» **Given information**:
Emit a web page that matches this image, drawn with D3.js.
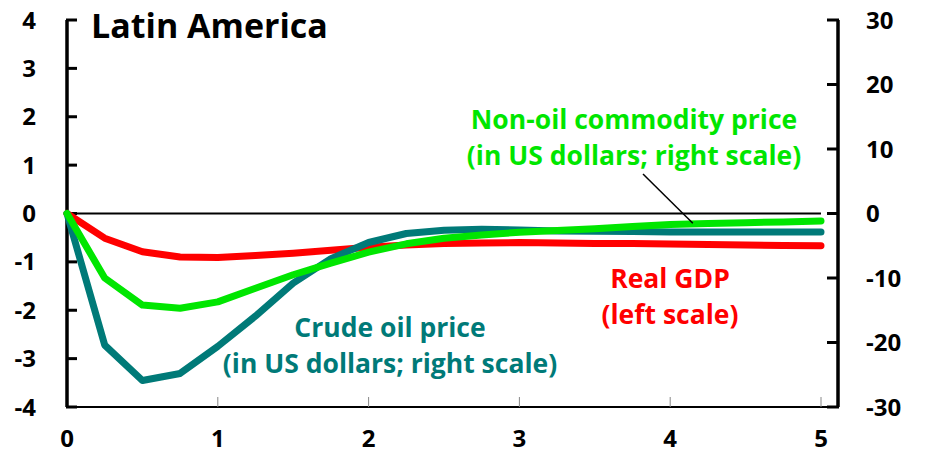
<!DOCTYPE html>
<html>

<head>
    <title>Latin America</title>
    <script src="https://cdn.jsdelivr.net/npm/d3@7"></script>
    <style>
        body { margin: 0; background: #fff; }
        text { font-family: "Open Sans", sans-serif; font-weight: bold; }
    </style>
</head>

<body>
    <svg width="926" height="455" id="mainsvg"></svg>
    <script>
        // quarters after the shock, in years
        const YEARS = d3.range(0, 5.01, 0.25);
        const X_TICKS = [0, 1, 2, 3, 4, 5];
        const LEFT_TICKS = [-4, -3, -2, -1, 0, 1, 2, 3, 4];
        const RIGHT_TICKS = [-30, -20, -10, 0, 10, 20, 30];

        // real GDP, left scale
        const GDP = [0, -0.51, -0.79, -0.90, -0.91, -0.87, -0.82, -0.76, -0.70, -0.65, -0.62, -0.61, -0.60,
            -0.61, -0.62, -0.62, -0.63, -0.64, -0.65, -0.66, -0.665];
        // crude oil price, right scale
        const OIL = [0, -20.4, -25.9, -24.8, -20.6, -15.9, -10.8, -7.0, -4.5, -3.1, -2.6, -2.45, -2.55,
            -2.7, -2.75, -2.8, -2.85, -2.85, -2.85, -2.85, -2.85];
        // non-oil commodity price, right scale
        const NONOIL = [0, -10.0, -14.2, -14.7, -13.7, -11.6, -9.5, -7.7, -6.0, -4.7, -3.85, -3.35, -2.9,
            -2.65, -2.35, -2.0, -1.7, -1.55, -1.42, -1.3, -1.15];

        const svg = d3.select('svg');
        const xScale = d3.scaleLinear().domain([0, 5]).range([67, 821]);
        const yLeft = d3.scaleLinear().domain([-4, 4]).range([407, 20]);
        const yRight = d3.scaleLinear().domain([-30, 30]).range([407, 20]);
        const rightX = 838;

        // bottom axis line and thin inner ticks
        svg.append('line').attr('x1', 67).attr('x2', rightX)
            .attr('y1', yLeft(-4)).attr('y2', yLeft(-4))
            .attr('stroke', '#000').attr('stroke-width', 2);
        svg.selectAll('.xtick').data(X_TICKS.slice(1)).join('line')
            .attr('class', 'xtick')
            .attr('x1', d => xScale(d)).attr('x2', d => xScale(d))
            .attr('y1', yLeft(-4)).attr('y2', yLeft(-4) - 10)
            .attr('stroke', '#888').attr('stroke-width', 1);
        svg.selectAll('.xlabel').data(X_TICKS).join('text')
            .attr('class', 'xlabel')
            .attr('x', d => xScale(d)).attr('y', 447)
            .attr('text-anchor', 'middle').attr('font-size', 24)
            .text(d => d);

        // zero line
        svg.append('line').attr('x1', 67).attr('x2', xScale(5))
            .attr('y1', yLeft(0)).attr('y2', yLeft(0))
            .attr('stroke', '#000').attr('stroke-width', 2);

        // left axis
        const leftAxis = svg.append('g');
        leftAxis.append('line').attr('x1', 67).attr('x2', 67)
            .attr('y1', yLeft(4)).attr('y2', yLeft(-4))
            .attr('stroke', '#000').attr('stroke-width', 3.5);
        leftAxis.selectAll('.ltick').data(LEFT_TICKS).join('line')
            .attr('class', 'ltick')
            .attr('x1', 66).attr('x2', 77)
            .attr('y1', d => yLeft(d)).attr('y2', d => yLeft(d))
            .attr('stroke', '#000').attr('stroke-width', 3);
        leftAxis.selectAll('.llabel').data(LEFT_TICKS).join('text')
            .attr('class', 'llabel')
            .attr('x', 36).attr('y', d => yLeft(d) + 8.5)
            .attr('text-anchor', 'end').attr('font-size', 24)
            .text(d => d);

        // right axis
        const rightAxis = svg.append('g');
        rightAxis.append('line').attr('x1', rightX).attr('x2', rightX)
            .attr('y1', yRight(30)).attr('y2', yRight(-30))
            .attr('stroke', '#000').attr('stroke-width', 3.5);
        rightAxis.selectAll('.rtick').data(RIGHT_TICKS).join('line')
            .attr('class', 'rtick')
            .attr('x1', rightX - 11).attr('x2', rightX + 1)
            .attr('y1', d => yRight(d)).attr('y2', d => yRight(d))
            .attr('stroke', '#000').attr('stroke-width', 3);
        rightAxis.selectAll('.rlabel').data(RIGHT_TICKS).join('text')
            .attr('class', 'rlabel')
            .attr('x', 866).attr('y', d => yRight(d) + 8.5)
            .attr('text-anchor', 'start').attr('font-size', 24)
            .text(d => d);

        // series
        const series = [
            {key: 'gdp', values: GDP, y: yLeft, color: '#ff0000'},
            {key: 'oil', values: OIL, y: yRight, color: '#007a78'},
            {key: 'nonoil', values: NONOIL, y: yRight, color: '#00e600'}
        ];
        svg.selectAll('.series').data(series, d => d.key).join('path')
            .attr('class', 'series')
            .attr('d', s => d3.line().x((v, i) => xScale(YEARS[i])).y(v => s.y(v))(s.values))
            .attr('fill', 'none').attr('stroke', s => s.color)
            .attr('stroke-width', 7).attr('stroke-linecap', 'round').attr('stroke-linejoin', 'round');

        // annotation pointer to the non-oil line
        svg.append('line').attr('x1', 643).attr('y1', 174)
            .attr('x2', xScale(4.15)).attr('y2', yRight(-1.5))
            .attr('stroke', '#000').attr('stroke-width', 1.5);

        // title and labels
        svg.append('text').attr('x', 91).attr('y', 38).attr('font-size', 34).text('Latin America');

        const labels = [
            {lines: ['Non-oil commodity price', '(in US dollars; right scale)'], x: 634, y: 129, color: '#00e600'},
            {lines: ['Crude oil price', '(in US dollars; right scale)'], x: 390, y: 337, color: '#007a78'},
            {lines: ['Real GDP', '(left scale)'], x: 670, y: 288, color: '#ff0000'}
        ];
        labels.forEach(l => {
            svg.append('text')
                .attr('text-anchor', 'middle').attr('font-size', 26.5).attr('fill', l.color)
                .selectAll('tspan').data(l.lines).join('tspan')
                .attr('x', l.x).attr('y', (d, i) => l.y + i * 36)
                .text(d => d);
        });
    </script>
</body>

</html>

» **Objective**: Replicate the material above verbatim; images stay out of the copy.

» **Expected answer**:
Emit a web page that matches this image, drawn with D3.js.
<!DOCTYPE html>
<html>

<head>
    <title>Latin America</title>
    <script src="https://cdn.jsdelivr.net/npm/d3@7"></script>
    <style>
        body { margin: 0; background: #fff; }
        text { font-family: "Open Sans", sans-serif; font-weight: bold; }
    </style>
</head>

<body>
    <svg width="926" height="455" id="mainsvg"></svg>
    <script>
        // quarters after the shock, in years
        const YEARS = d3.range(0, 5.01, 0.25);
        const X_TICKS = [0, 1, 2, 3, 4, 5];
        const LEFT_TICKS = [-4, -3, -2, -1, 0, 1, 2, 3, 4];
        const RIGHT_TICKS = [-30, -20, -10, 0, 10, 20, 30];

        // real GDP, left scale
        const GDP = [0, -0.51, -0.79, -0.90, -0.91, -0.87, -0.82, -0.76, -0.70, -0.65, -0.62, -0.61, -0.60,
            -0.61, -0.62, -0.62, -0.63, -0.64, -0.65, -0.66, -0.665];
        // crude oil price, right scale
        const OIL = [0, -20.4, -25.9, -24.8, -20.6, -15.9, -10.8, -7.0, -4.5, -3.1, -2.6, -2.45, -2.55,
            -2.7, -2.75, -2.8, -2.85, -2.85, -2.85, -2.85, -2.85];
        // non-oil commodity price, right scale
        const NONOIL = [0, -10.0, -14.2, -14.7, -13.7, -11.6, -9.5, -7.7, -6.0, -4.7, -3.85, -3.35, -2.9,
            -2.65, -2.35, -2.0, -1.7, -1.55, -1.42, -1.3, -1.15];

        const svg = d3.select('svg');
        const xScale = d3.scaleLinear().domain([0, 5]).range([67, 821]);
        const yLeft = d3.scaleLinear().domain([-4, 4]).range([407, 20]);
        const yRight = d3.scaleLinear().domain([-30, 30]).range([407, 20]);
        const rightX = 838;

        // bottom axis line and thin inner ticks
        svg.append('line').attr('x1', 67).attr('x2', rightX)
            .attr('y1', yLeft(-4)).attr('y2', yLeft(-4))
            .attr('stroke', '#000').attr('stroke-width', 2);
        svg.selectAll('.xtick').data(X_TICKS.slice(1)).join('line')
            .attr('class', 'xtick')
            .attr('x1', d => xScale(d)).attr('x2', d => xScale(d))
            .attr('y1', yLeft(-4)).attr('y2', yLeft(-4) - 10)
            .attr('stroke', '#888').attr('stroke-width', 1);
        svg.selectAll('.xlabel').data(X_TICKS).join('text')
            .attr('class', 'xlabel')
            .attr('x', d => xScale(d)).attr('y', 447)
            .attr('text-anchor', 'middle').attr('font-size', 24)
            .text(d => d);

        // zero line
        svg.append('line').attr('x1', 67).attr('x2', xScale(5))
            .attr('y1', yLeft(0)).attr('y2', yLeft(0))
            .attr('stroke', '#000').attr('stroke-width', 2);

        // left axis
        const leftAxis = svg.append('g');
        leftAxis.append('line').attr('x1', 67).attr('x2', 67)
            .attr('y1', yLeft(4)).attr('y2', yLeft(-4))
            .attr('stroke', '#000').attr('stroke-width', 3.5);
        leftAxis.selectAll('.ltick').data(LEFT_TICKS).join('line')
            .attr('class', 'ltick')
            .attr('x1', 66).attr('x2', 77)
            .attr('y1', d => yLeft(d)).attr('y2', d => yLeft(d))
            .attr('stroke', '#000').attr('stroke-width', 3);
        leftAxis.selectAll('.llabel').data(LEFT_TICKS).join('text')
            .attr('class', 'llabel')
            .attr('x', 36).attr('y', d => yLeft(d) + 8.5)
            .attr('text-anchor', 'end').attr('font-size', 24)
            .text(d => d);

        // right axis
        const rightAxis = svg.append('g');
        rightAxis.append('line').attr('x1', rightX).attr('x2', rightX)
            .attr('y1', yRight(30)).attr('y2', yRight(-30))
            .attr('stroke', '#000').attr('stroke-width', 3.5);
        rightAxis.selectAll('.rtick').data(RIGHT_TICKS).join('line')
            .attr('class', 'rtick')
            .attr('x1', rightX - 11).attr('x2', rightX + 1)
            .attr('y1', d => yRight(d)).attr('y2', d => yRight(d))
            .attr('stroke', '#000').attr('stroke-width', 3);
        rightAxis.selectAll('.rlabel').data(RIGHT_TICKS).join('text')
            .attr('class', 'rlabel')
            .attr('x', 866).attr('y', d => yRight(d) + 8.5)
            .attr('text-anchor', 'start').attr('font-size', 24)
            .text(d => d);

        // series
        const series = [
            {key: 'gdp', values: GDP, y: yLeft, color: '#ff0000'},
            {key: 'oil', values: OIL, y: yRight, color: '#007a78'},
            {key: 'nonoil', values: NONOIL, y: yRight, color: '#00e600'}
        ];
        svg.selectAll('.series').data(series, d => d.key).join('path')
            .attr('class', 'series')
            .attr('d', s => d3.line().x((v, i) => xScale(YEARS[i])).y(v => s.y(v))(s.values))
            .attr('fill', 'none').attr('stroke', s => s.color)
            .attr('stroke-width', 7).attr('stroke-linecap', 'round').attr('stroke-linejoin', 'round');

        // annotation pointer to the non-oil line
        svg.append('line').attr('x1', 643).attr('y1', 174)
            .attr('x2', xScale(4.15)).attr('y2', yRight(-1.5))
            .attr('stroke', '#000').attr('stroke-width', 1.5);

        // title and labels
        svg.append('text').attr('x', 91).attr('y', 38).attr('font-size', 34).text('Latin America');

        const labels = [
            {lines: ['Non-oil commodity price', '(in US dollars; right scale)'], x: 634, y: 129, color: '#00e600'},
            {lines: ['Crude oil price', '(in US dollars; right scale)'], x: 390, y: 337, color: '#007a78'},
            {lines: ['Real GDP', '(left scale)'], x: 670, y: 288, color: '#ff0000'}
        ];
        labels.forEach(l => {
            svg.append('text')
                .attr('text-anchor', 'middle').attr('font-size', 26.5).attr('fill', l.color)
                .selectAll('tspan').data(l.lines).join('tspan')
                .attr('x', l.x).attr('y', (d, i) => l.y + i * 36)
                .text(d => d);
        });
    </script>
</body>

</html>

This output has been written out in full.